There are a lot of mechanics in Dungeons & Dragons that do not have much flavor to them, but when given the right amount can completely change how the game is perceived and played by those at the table. My experiences detailed here all relate to 4th Edition D&D, but the ideas can easily apply to any RPG that’s out there. I first started to realize that something magical could be done with the 4E class features at GenCon last year while playing in a delve run by Jeremy Crawford. I sat next to Jared from Head Injury Theater who picked the WotC pregenerated warden and I picked the pregen druid, but quickly we realized that I’d need a mini to represent my druid’s wild shape form.
Jared, for reasons that are entirely his own, had a perfectly sized and hilarious looking Pokemon toy (pictured) that he offered to me and it was quickly dubbed the “Shmoo”. The hilarious image of a giant Pokemon running at incredible speeds through the dungeon, combined with my impromptu penchant for yelling “SHMOO!” whenever my druid took any actions, quickly made this a memorable session. It hadn’t really struck me at the time that the unique flavor given to my character’s standard wild shape ability is what made things that much more interesting. On top of that, I took note that Jared had latched onto the snowy white coloring of his character’s portrait and had built the entire feel of his character around it – whenever his warden marked a target he described handing the creatures a snowy white rose. This simple, entirely visual element added to his character’s mark introduced a world of detail about the character.
More recently, I’ve started playing occasionally in an Eberron game run by E the Geek’s Dream Girl and I decided to try this idea out again.
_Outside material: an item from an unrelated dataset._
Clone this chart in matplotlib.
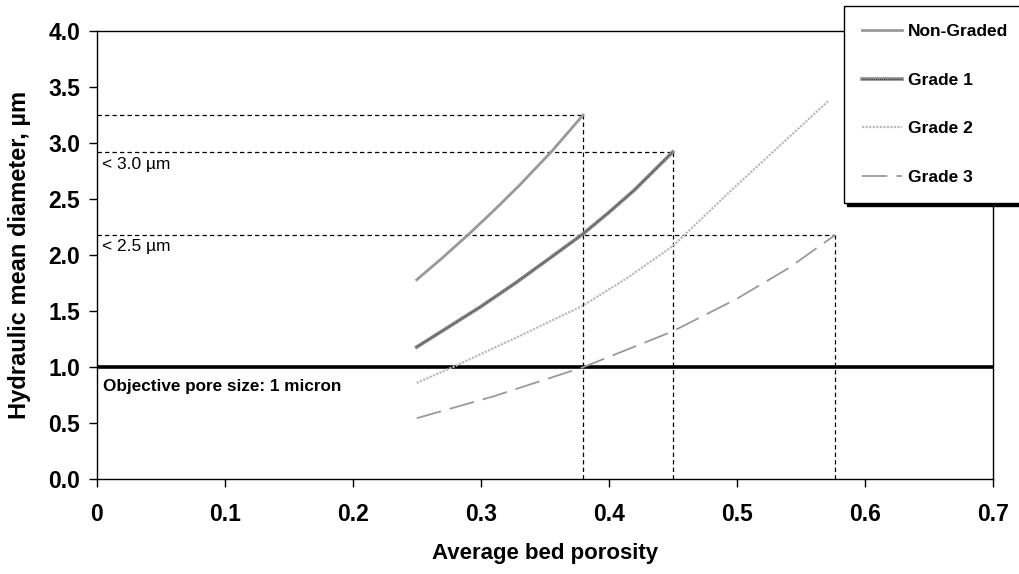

My character is a Xen’drik drow warlock following the dark pact, and as such I’ve decided that any creature under the effects of my warlock’s curse is covered in small, shadowy spiders that don’t harm them until an attack of mine hits them. On top of that, when a cursed creature is killed my character gains the effects of the dark spiral aura pact boon, at which point the shadowy spiders drain the body’s soul and proceed to slowly saunter back to me as fattened and lazy shadow spiders. Sure the effect is slightly goofy, humorous, and a little bit grotesque but I figure those are good feelings for my warlock to inspire. The additional effects that I did not anticipate is that this makes my warlock’s curse class feature feel a lot more unique and gives it more of a presence in each encounter, and that now if I need to flavor any of his other powers I have a solid grounding in the game to base them on as long as they include shadowy spiders and a flair of the grotesque!
Almost every class in 4th Edition has a defining feature that is used regularly and lacks a good amount of detail to really define it – the defender’s mark, the striker’s quarry or curse, and the leader’s healing. I’ve found that many players who have a leader character have already started to define the healing in a unique and descriptive way, most likely because this ability is typically used on other player’s characters and is a much more personal interaction than those between the PCs and monsters. My proposal is that the next game of 4th Edition that you play in try to spice up your character’s abilities in a similar manner. If you’re playing a fighter try carving a letter into the clothing or fur/skin of each creature you mark, or if you’re playing a swordmage have arcane chains secure around the target of your aegis that tighten when it attempts to attack anyone but you. This philosophy can go well beyond simple class features to race benefits and paragon paths, but I feel the basic class features are the elements that are the most lacking in flavor and are the most used in the average D&D game.
I’d love to hear about any other unique interpretations for game effects that people have experienced or implemented, and of course if you try this out please let me know how it works out!